··· Excerpted records ···

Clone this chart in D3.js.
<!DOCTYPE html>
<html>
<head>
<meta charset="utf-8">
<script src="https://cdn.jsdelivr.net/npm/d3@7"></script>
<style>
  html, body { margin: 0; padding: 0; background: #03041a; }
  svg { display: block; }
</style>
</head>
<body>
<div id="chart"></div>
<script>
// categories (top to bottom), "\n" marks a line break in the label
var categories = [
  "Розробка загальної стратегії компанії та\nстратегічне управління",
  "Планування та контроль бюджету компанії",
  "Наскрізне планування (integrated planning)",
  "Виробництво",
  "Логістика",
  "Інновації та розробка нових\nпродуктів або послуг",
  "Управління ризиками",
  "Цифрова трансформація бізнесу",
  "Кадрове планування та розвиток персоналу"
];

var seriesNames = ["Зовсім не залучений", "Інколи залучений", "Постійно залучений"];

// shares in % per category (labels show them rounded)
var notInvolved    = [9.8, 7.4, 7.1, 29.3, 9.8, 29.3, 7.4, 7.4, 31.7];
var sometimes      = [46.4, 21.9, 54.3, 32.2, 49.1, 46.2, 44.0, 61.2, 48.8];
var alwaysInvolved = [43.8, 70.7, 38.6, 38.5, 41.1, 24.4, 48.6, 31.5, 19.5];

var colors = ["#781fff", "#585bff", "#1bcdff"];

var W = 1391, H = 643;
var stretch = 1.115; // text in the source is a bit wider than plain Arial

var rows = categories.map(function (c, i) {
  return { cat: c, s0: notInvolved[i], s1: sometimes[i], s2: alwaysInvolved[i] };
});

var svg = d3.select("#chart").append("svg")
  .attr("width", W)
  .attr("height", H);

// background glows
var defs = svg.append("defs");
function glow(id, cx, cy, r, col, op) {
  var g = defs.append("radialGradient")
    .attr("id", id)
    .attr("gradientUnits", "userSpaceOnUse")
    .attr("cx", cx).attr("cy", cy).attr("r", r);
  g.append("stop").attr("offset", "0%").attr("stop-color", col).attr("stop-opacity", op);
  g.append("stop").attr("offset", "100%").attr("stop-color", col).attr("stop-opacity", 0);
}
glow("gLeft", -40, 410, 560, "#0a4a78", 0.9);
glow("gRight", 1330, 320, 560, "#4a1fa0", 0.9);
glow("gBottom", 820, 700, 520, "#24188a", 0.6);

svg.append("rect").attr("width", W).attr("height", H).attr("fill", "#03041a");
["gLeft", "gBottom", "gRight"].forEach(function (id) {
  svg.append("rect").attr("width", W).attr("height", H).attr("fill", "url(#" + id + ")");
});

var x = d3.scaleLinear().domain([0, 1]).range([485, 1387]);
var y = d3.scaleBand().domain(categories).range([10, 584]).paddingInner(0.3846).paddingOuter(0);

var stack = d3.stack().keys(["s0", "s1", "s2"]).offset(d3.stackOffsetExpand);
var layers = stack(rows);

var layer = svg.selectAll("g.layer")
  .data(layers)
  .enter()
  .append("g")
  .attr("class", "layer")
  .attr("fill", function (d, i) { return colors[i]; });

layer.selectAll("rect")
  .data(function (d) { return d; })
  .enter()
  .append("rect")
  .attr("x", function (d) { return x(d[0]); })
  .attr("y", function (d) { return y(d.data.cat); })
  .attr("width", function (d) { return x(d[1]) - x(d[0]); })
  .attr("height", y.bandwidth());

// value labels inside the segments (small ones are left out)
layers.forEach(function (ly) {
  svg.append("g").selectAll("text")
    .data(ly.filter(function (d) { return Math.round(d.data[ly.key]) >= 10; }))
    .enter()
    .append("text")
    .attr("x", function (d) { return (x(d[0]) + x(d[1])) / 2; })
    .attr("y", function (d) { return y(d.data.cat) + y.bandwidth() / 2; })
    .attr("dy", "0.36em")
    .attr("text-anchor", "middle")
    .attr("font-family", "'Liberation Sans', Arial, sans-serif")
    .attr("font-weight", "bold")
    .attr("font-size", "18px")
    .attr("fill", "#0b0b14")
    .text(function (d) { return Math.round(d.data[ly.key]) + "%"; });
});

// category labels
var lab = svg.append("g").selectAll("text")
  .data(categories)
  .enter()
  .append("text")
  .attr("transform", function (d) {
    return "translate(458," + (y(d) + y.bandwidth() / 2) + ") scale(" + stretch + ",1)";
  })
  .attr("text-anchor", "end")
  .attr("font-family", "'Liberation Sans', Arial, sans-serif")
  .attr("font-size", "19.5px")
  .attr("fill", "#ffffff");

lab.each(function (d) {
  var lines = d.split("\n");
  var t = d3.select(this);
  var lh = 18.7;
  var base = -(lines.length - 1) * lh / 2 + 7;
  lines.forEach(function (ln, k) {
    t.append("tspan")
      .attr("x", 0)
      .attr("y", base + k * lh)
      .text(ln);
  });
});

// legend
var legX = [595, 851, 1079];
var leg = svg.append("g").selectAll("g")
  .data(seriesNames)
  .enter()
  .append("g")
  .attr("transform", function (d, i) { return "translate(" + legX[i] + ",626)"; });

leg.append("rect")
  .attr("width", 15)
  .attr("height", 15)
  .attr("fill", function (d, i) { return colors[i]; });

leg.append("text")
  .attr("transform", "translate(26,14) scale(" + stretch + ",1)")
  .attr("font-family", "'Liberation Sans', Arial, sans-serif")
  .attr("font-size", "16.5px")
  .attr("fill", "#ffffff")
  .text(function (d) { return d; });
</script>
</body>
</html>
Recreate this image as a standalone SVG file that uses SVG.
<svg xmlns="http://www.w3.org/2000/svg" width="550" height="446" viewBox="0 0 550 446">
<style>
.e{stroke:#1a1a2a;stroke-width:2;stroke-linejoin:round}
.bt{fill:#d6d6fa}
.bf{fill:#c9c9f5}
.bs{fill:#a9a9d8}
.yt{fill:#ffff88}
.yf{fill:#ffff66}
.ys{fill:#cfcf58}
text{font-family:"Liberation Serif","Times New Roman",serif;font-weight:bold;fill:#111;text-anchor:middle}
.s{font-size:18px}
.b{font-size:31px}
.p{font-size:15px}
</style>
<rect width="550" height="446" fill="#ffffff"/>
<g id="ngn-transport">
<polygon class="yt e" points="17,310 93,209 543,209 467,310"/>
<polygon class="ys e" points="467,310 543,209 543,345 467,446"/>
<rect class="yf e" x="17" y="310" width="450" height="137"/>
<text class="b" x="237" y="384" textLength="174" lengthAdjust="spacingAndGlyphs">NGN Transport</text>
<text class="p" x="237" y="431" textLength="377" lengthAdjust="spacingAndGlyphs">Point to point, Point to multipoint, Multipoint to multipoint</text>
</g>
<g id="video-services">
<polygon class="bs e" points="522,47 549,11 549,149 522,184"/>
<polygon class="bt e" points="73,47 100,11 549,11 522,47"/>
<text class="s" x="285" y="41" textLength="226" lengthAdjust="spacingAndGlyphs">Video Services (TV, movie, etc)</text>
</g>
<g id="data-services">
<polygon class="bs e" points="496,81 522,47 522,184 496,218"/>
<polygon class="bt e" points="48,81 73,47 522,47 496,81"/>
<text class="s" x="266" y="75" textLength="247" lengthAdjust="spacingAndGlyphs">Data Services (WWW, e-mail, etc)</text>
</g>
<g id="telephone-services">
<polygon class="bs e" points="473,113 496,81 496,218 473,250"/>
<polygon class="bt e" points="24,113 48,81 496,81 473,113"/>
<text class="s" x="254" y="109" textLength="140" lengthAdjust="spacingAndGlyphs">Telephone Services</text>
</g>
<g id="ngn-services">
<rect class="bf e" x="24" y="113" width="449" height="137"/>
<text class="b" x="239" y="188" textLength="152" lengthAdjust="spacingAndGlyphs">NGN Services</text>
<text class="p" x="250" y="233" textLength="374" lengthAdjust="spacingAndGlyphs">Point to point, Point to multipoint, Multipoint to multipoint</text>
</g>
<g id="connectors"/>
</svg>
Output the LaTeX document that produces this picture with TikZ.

···

→ **Work to do**:
Copy each line of the listing that holds the word "chart".

→ **Worked answer**:
Clone this chart in D3.js.
<div id="chart"></div>
var svg = d3.select("#chart").append("svg")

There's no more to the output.